EXERCISE DETAILS → Give back exactly the lines from the one with "Recreate this image" through the one with "lin_cond = [3, 325]", inclusive, without the images.

SOURCE MATERIAL →
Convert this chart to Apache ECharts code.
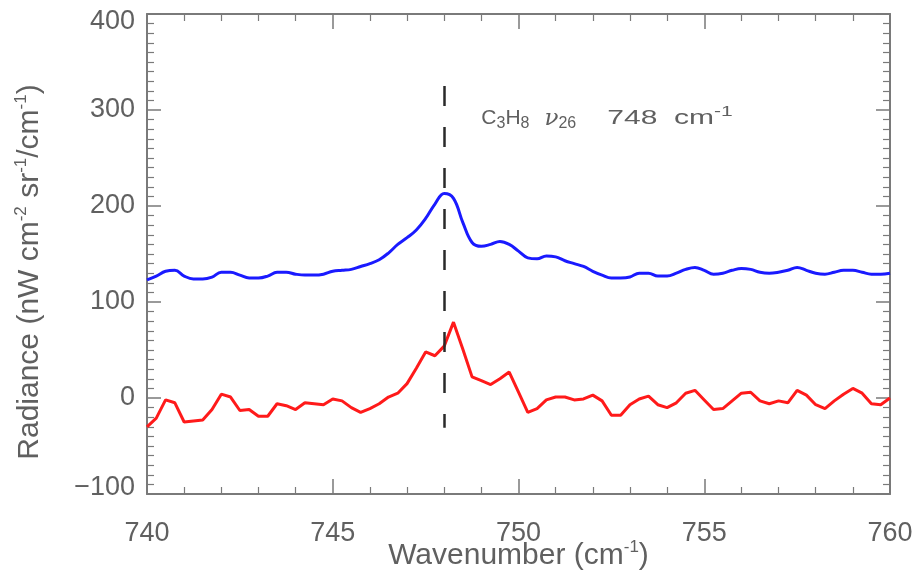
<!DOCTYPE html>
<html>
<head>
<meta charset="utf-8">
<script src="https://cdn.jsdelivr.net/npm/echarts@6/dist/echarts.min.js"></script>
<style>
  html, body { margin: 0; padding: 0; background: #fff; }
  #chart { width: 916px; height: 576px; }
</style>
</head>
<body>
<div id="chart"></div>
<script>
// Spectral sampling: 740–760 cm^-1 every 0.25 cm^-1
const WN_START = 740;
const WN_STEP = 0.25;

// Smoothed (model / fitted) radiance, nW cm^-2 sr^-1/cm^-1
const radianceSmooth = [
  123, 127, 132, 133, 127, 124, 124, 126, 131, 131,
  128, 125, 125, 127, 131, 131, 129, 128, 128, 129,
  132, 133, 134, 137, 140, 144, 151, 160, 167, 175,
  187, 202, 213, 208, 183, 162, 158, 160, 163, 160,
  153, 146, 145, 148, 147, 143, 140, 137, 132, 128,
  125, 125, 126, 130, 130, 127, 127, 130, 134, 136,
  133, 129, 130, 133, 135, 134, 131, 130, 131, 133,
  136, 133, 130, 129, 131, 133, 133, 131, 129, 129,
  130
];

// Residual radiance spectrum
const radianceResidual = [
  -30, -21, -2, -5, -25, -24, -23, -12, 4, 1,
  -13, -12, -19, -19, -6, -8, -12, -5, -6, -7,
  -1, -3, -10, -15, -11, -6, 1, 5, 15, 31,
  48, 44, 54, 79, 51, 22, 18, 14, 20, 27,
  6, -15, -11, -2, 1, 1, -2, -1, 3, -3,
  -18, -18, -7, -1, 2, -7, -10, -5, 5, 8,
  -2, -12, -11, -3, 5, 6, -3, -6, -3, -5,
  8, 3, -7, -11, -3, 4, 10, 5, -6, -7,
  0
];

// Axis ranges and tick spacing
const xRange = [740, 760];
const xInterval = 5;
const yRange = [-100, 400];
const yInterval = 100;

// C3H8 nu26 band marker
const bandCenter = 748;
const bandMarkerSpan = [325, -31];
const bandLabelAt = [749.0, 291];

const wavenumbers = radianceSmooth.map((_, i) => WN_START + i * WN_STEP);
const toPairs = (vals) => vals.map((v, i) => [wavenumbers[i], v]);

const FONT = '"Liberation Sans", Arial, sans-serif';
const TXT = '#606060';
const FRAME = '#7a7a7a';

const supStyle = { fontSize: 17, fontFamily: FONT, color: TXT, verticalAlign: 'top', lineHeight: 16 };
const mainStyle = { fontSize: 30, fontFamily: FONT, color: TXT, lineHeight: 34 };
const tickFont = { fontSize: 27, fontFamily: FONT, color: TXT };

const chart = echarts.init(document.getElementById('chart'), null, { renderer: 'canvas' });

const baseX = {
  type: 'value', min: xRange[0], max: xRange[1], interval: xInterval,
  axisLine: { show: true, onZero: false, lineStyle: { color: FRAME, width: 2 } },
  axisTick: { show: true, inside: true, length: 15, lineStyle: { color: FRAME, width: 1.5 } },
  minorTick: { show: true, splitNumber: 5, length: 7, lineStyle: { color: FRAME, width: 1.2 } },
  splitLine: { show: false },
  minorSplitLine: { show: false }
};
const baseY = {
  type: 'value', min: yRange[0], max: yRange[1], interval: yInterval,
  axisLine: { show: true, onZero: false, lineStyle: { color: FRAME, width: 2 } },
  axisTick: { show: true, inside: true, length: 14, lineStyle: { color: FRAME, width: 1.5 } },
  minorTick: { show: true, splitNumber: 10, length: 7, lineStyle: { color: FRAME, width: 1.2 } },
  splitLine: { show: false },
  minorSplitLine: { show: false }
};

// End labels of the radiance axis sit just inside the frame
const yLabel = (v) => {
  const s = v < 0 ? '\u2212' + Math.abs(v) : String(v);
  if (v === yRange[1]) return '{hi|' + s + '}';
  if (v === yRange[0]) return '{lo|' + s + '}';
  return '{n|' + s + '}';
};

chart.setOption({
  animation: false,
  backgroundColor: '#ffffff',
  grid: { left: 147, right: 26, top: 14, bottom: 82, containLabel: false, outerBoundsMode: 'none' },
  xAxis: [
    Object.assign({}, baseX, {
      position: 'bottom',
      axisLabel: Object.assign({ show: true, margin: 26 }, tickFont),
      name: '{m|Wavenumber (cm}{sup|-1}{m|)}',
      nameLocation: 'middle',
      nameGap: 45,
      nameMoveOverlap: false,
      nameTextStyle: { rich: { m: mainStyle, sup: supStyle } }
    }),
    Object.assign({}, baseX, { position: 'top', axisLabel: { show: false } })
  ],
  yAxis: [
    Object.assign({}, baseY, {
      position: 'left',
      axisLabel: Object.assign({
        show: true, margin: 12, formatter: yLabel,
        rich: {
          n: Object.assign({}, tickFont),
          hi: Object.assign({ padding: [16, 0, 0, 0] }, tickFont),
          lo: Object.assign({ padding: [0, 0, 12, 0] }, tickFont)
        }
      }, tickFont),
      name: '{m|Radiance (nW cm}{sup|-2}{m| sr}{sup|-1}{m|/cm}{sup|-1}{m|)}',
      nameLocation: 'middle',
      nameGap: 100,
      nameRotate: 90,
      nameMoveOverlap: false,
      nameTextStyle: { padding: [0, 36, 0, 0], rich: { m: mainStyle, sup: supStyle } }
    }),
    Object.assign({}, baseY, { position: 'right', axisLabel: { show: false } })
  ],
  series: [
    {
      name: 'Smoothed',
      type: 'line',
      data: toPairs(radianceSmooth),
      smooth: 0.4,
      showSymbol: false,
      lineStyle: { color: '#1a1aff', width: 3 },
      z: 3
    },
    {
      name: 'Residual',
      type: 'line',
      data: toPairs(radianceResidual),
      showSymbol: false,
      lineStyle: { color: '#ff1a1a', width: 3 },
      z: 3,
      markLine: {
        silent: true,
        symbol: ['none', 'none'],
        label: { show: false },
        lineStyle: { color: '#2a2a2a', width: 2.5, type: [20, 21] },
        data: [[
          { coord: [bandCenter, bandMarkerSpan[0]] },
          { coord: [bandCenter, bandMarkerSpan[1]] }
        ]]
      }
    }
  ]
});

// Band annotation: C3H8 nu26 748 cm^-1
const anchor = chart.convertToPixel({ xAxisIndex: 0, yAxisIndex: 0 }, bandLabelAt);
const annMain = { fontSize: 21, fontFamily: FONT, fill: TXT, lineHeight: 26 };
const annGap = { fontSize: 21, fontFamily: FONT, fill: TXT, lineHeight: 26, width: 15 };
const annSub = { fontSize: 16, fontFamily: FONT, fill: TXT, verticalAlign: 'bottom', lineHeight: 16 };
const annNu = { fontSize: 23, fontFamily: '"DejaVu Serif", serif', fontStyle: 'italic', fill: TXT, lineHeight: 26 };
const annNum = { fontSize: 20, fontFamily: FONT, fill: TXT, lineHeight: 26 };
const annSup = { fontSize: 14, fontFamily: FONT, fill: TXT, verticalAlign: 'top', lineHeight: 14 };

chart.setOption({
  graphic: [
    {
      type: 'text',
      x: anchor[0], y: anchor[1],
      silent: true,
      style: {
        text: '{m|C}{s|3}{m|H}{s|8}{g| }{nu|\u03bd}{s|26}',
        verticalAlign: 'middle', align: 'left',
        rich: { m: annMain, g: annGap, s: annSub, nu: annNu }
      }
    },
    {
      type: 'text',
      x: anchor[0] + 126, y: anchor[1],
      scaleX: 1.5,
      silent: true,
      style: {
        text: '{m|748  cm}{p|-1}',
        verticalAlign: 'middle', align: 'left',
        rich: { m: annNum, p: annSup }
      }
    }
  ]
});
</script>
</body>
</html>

--

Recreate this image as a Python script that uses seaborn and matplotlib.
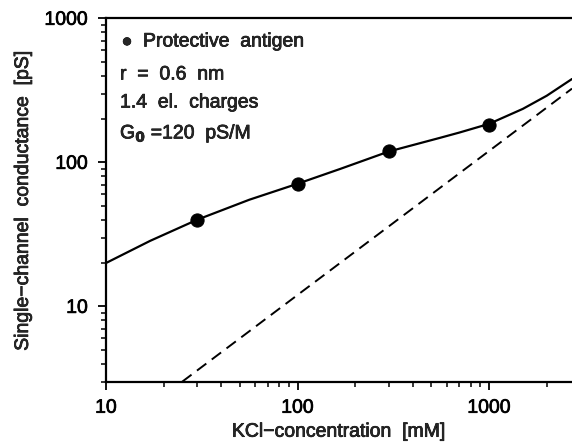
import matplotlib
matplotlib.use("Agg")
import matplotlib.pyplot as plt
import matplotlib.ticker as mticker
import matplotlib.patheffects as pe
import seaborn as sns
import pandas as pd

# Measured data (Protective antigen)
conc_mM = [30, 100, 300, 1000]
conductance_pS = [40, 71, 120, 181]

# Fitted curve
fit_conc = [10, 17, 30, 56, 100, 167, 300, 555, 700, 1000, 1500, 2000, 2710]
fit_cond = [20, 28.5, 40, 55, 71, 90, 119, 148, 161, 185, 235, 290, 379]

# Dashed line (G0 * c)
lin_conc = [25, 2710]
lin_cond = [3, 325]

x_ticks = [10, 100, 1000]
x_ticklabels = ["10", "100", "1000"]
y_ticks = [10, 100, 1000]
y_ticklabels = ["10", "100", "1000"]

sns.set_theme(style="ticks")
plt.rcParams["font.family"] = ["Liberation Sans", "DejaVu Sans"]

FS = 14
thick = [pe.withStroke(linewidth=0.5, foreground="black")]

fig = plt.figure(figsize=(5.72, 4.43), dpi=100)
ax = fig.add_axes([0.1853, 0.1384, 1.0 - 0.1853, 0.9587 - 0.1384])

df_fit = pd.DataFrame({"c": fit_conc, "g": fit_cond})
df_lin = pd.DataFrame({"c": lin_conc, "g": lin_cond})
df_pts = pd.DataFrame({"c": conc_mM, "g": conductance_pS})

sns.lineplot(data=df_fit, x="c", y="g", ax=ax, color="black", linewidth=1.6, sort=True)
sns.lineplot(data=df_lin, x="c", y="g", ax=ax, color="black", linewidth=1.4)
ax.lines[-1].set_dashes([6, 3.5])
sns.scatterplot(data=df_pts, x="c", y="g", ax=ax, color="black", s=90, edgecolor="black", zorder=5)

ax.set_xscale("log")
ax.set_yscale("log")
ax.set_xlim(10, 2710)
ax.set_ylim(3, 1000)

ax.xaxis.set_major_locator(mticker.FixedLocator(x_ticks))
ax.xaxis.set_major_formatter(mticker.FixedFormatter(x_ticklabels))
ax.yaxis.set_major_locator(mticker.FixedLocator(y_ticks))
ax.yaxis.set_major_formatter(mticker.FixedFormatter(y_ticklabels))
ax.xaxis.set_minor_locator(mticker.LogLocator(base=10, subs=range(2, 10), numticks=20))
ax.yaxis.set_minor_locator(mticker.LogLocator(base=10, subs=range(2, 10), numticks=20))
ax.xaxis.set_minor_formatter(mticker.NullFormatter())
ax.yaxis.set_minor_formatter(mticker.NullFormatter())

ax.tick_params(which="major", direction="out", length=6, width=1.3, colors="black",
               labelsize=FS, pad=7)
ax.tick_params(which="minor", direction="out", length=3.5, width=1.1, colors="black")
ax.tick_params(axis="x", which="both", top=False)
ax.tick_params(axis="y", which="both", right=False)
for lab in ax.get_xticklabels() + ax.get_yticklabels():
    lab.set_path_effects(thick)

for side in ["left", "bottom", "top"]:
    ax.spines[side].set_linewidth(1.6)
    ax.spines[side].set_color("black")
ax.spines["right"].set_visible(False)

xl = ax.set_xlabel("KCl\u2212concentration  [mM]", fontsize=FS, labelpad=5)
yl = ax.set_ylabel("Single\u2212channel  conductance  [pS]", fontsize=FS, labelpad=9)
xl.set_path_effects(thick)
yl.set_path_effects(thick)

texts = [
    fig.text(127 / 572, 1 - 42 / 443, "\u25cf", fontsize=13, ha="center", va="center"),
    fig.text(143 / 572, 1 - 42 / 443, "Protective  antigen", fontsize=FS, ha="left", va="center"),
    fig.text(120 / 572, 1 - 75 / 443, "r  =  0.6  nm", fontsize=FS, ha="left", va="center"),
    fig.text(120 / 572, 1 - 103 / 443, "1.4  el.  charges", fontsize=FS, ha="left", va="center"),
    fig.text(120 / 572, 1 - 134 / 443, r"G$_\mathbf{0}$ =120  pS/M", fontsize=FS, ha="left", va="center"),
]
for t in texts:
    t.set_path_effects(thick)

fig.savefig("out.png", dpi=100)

TASK SOLUTION →
Recreate this image as a Python script that uses seaborn and matplotlib.
import matplotlib
matplotlib.use("Agg")
import matplotlib.pyplot as plt
import matplotlib.ticker as mticker
import matplotlib.patheffects as pe
import seaborn as sns
import pandas as pd

# Measured data (Protective antigen)
conc_mM = [30, 100, 300, 1000]
conductance_pS = [40, 71, 120, 181]

# Fitted curve
fit_conc = [10, 17, 30, 56, 100, 167, 300, 555, 700, 1000, 1500, 2000, 2710]
fit_cond = [20, 28.5, 40, 55, 71, 90, 119, 148, 161, 185, 235, 290, 379]

# Dashed line (G0 * c)
lin_conc = [25, 2710]
lin_cond = [3, 325]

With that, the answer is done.